▸ Instructions to follow
Type every record exactly as it appears.

▸ Records for this task
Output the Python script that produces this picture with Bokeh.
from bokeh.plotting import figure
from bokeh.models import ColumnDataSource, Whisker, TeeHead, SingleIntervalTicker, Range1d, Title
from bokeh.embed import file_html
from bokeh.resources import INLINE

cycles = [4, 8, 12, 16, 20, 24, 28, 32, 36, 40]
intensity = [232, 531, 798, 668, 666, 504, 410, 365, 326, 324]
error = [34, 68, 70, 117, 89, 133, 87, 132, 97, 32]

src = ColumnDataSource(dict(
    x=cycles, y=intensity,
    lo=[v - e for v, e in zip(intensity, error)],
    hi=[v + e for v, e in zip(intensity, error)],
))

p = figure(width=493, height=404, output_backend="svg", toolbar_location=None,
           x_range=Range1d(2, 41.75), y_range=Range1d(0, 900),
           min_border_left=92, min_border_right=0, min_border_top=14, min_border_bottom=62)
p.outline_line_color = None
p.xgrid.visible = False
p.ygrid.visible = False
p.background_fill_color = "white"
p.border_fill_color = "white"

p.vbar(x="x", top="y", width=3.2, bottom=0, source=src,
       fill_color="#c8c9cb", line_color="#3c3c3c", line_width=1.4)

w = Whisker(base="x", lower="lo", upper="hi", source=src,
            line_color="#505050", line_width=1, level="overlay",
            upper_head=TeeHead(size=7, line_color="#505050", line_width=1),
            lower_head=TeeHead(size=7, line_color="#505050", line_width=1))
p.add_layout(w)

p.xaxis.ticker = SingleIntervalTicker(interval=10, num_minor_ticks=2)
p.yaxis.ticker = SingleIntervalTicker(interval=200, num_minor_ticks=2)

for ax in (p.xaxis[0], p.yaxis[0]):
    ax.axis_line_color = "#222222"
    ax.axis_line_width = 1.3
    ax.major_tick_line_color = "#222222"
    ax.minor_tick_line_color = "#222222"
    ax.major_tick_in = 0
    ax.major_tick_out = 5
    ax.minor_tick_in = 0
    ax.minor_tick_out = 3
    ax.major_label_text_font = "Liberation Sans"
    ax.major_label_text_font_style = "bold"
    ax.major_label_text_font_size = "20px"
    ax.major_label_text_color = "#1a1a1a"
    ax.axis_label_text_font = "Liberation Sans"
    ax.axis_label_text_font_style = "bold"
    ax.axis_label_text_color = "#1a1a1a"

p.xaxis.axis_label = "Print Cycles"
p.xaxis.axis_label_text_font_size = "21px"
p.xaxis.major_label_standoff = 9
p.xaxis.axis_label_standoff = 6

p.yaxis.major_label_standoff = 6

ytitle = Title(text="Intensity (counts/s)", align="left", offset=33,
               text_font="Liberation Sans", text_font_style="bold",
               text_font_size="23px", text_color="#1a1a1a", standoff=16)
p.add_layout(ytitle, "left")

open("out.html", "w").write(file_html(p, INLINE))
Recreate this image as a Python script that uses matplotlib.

▸ Answer for the task
Output the Python script that produces this picture with Bokeh.
from bokeh.plotting import figure
from bokeh.models import ColumnDataSource, Whisker, TeeHead, SingleIntervalTicker, Range1d, Title
from bokeh.embed import file_html
from bokeh.resources import INLINE

cycles = [4, 8, 12, 16, 20, 24, 28, 32, 36, 40]
intensity = [232, 531, 798, 668, 666, 504, 410, 365, 326, 324]
error = [34, 68, 70, 117, 89, 133, 87, 132, 97, 32]

src = ColumnDataSource(dict(
    x=cycles, y=intensity,
    lo=[v - e for v, e in zip(intensity, error)],
    hi=[v + e for v, e in zip(intensity, error)],
))

p = figure(width=493, height=404, output_backend="svg", toolbar_location=None,
           x_range=Range1d(2, 41.75), y_range=Range1d(0, 900),
           min_border_left=92, min_border_right=0, min_border_top=14, min_border_bottom=62)
p.outline_line_color = None
p.xgrid.visible = False
p.ygrid.visible = False
p.background_fill_color = "white"
p.border_fill_color = "white"

p.vbar(x="x", top="y", width=3.2, bottom=0, source=src,
       fill_color="#c8c9cb", line_color="#3c3c3c", line_width=1.4)

w = Whisker(base="x", lower="lo", upper="hi", source=src,
            line_color="#505050", line_width=1, level="overlay",
            upper_head=TeeHead(size=7, line_color="#505050", line_width=1),
            lower_head=TeeHead(size=7, line_color="#505050", line_width=1))
p.add_layout(w)

p.xaxis.ticker = SingleIntervalTicker(interval=10, num_minor_ticks=2)
p.yaxis.ticker = SingleIntervalTicker(interval=200, num_minor_ticks=2)

for ax in (p.xaxis[0], p.yaxis[0]):
    ax.axis_line_color = "#222222"
    ax.axis_line_width = 1.3
    ax.major_tick_line_color = "#222222"
    ax.minor_tick_line_color = "#222222"
    ax.major_tick_in = 0
    ax.major_tick_out = 5
    ax.minor_tick_in = 0
    ax.minor_tick_out = 3
    ax.major_label_text_font = "Liberation Sans"
    ax.major_label_text_font_style = "bold"
    ax.major_label_text_font_size = "20px"
    ax.major_label_text_color = "#1a1a1a"
    ax.axis_label_text_font = "Liberation Sans"
    ax.axis_label_text_font_style = "bold"
    ax.axis_label_text_color = "#1a1a1a"

p.xaxis.axis_label = "Print Cycles"
p.xaxis.axis_label_text_font_size = "21px"
p.xaxis.major_label_standoff = 9
p.xaxis.axis_label_standoff = 6

p.yaxis.major_label_standoff = 6

ytitle = Title(text="Intensity (counts/s)", align="left", offset=33,
               text_font="Liberation Sans", text_font_style="bold",
               text_font_size="23px", text_color="#1a1a1a", standoff=16)
p.add_layout(ytitle, "left")

open("out.html", "w").write(file_html(p, INLINE))
Recreate this image as a Python script that uses matplotlib.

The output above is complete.